What we may be headed for is “The multi-media are the message,” or something that understands that digital media includes all media past, present and future and we don’t yet know what the shape of things will be–not quite.
Super-great to hear from you!
Comment by Alex — August 9, 2010 @ 2:53 pm |
Funny you mention the thing about books. I actually downloaded Kindle for PC onto my laptop since I discovered Amazon.com has classics available for free. It’s nice to be able to read Treasure Island and Pride and Prejudice for free without having to go to a library, check out the book, and then make sure I return it on time. (A sad thought, since I long to be a librarian.)
But you know, It just wasn’t the same. My eyes grew tired of staring at the glowing screen all afternoon. The screen is very hard to see out of doors. I can only read the book as long as my battery life lasts or else be tethered to the wall. While I enjoy not having to pay for or return my books, I’d rather have a reading medium that needs no electricity, is extremely portable, and doesn’t become difficult to read outside. (Matter of fact, outside is my favorite place to read. Especially on a low hung tree branch or chest high dividing wall.)

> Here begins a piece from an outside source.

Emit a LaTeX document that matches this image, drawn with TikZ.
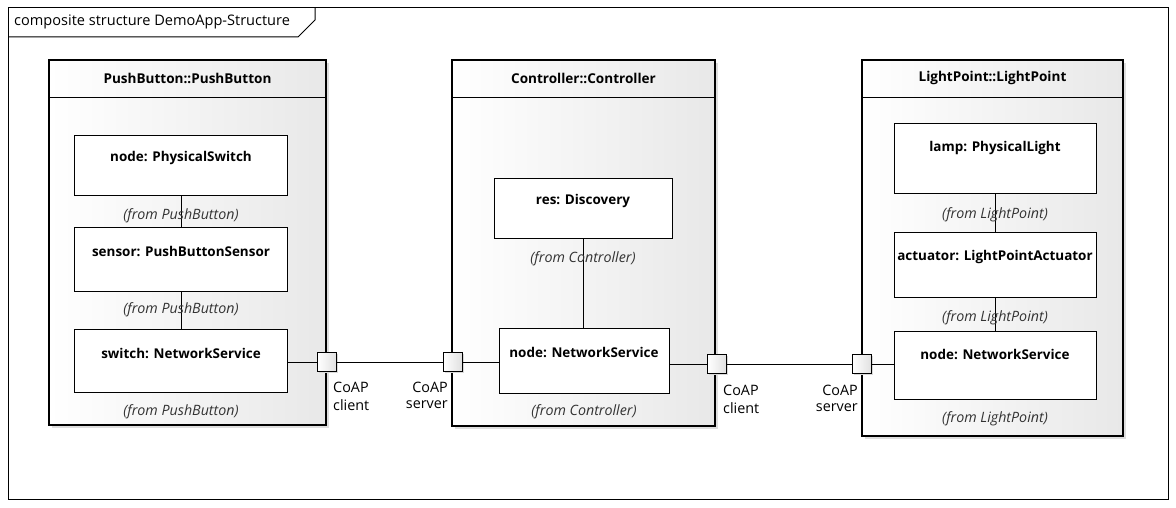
\documentclass[tikz,border=0pt]{standalone}
\usepackage{fontspec}
\setmainfont{Open Sans}
\usetikzlibrary{shadows}
\begin{document}
\begin{tikzpicture}[x=1bp,y=-1bp,
  every node/.style={font=\fontsize{14.6}{17}\selectfont, inner sep=0pt},
  frameline/.style={draw=black, line width=1bp},
  block/.style={draw=black, line width=1.2bp, left color=white, right color=black!9,
    drop shadow={shadow xshift=3bp, shadow yshift=-3bp, fill=black!13, opacity=1}},
  part/.style={draw=black, fill=white, line width=1bp},
  port/.style={draw=black, line width=1bp, minimum size=19bp, left color=white, right color=black!12,
    drop shadow={shadow xshift=1.5bp, shadow yshift=-1.5bp, fill=black!15, opacity=1}},
  conn/.style={line width=1bp},
  head/.style={font=\fontsize{13.6}{16}\selectfont\bfseries},
  pname/.style={font=\fontsize{13.5}{16}\selectfont\bfseries},
  from/.style={font=\fontsize{14.3}{17}\selectfont\itshape, text=black!80},
  plabel/.style={font=\fontsize{14.4}{17}\selectfont}
]
\useasboundingbox (0,0) rectangle (1176,508);
% frame
\draw[frameline] (8,8) rectangle (1168,499);
\coordinate (t1) at (8,37);
\coordinate (t2) at (298,37);
\coordinate (t3) at (315,20);
\coordinate (t4) at (315,8);
\draw[frameline] (t1) -- (t2) -- (t3) -- (t4);
\node[anchor=west] (title) at (14,22) {composite structure DemoApp-Structure};

% blocks
\node[block, minimum width=277bp, minimum height=365bp] (pb) at (187.5,242.5) {};
\node[block, minimum width=263bp, minimum height=366bp] (ct) at (583.5,243) {};
\node[block, minimum width=261bp, minimum height=376bp] (lp) at (992.5,248) {};
\foreach \b in {pb,ct,lp}{
  \draw[conn] ([yshift=-38bp]\b.north west) -- ([yshift=-38bp]\b.north east);
}
\node[head] (pbh) at ([yshift=-19bp]pb.north) {PushButton::PushButton};
\node[head] (cth) at ([yshift=-19bp]ct.north) {Controller::Controller};
\node[head] (lph) at ([yshift=-19bp]lp.north) {LightPoint::LightPoint};

% parts PushButton
\node[part, minimum width=212bp, minimum height=60bp] (ps) at (181,166) {};
\node[part, minimum width=212bp, minimum height=64bp] (sen) at (181,260) {};
\node[part, minimum width=212bp, minimum height=62bp] (sw) at (181,361) {};
% parts Controller
\node[part, minimum width=178bp, minimum height=60bp] (res) at (583,209) {};
\node[part, minimum width=170bp, minimum height=64bp] (cn) at (584,361) {};
% parts LightPoint
\node[part, minimum width=202bp, minimum height=70bp] (lamp) at (995,159) {};
\node[part, minimum width=202bp, minimum height=65bp] (act) at (995,265.5) {};
\node[part, minimum width=202bp, minimum height=67bp] (ln) at (995,365.5) {};

% part names
\node[pname] (psn) at ([yshift=-23bp]ps.north) {node: PhysicalSwitch};
\node[pname] (senn) at ([yshift=-24bp]sen.north) {sensor: PushButtonSensor};
\node[pname] (swn) at ([yshift=-24bp]sw.north) {switch: NetworkService};
\node[pname] (resn) at ([yshift=-23bp]res.north) {res: Discovery};
\node[pname] (cnn) at ([yshift=-24bp]cn.north) {node: NetworkService};
\node[pname] (lampn) at ([yshift=-25bp]lamp.north) {lamp: PhysicalLight};
\node[pname] (actn) at ([yshift=-25bp]act.north) {actuator: LightPointActuator};
\node[pname] (lnn) at ([yshift=-23bp]ln.north) {node: NetworkService};

% connectors inside
\draw[conn] (ps) -- (sen);
\draw[conn] (sen) -- (sw);
\draw[conn] (res.south) -- (res.south |- cn.north);
\draw[conn] (lamp) -- (act);
\draw[conn] (act) -- (ln);

% from labels
\node[from] (f1) at ([yshift=-19bp]ps.south) {(from PushButton)};
\node[from] (f2) at ([yshift=-17bp]sen.south) {(from PushButton)};
\node[from] (f3) at ([yshift=-19bp]sw.south) {(from PushButton)};
\node[from] (f4) at ([yshift=-19bp]res.south) {(from Controller)};
\node[from] (f5) at ([yshift=-18bp]cn.south) {(from Controller)};
\node[from] (f6) at ([yshift=-20bp]lamp.south) {(from LightPoint)};
\node[from] (f7) at ([yshift=-19bp]act.south) {(from LightPoint)};
\node[from] (f8) at ([yshift=-19bp]ln.south) {(from LightPoint)};

% ports
\node[port] (p1) at (327,362.5) {};
\node[port] (p2) at (452.5,362.5) {};
\node[port] (p3) at (717,364.5) {};
\node[port] (p4) at (862,364.5) {};

\draw[conn] (sw.east |- p1) -- (p1);
\draw[conn] (p1) -- (p2);
\draw[conn] (p2) -- (cn.west |- p2);
\draw[conn] (cn.east |- p3) -- (p3);
\draw[conn] (p3) -- (p4);
\draw[conn] (p4) -- (ln.west |- p4);

% port labels
\node[plabel, anchor=west] (l1a) at (333,387) {CoAP};
\node[plabel, anchor=west] (l1b) at (333,405) {client};
\node[plabel, anchor=east] (l2a) at (448,387) {CoAP};
\node[plabel, anchor=east] (l2b) at (448,405) {server};
\node[plabel, anchor=west] (l3a) at (723,390) {CoAP};
\node[plabel, anchor=west] (l3b) at (723,408) {client};
\node[plabel, anchor=east] (l4a) at (858,390) {CoAP};
\node[plabel, anchor=east] (l4b) at (858,408) {server};
\end{tikzpicture}
\end{document}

Give me good old printed books any day.
Although, the Netflix on the Wii thing actually intrigues me since, whenever I have friends over, and we get to talking about a movie they’ve never seen, I’d like to have the ability to show it to them now, without having to go to storage to get my DVD collection. (We only keep the films we watch most often in our tiny apartment.) And while I record a lot of films on my DVR, they’re usually the new ones, which is nice, and all, but I like classic films, too, and I’d rather have them without commercials, since when they put commercials in, they cut parts out of the film for time. I hate that.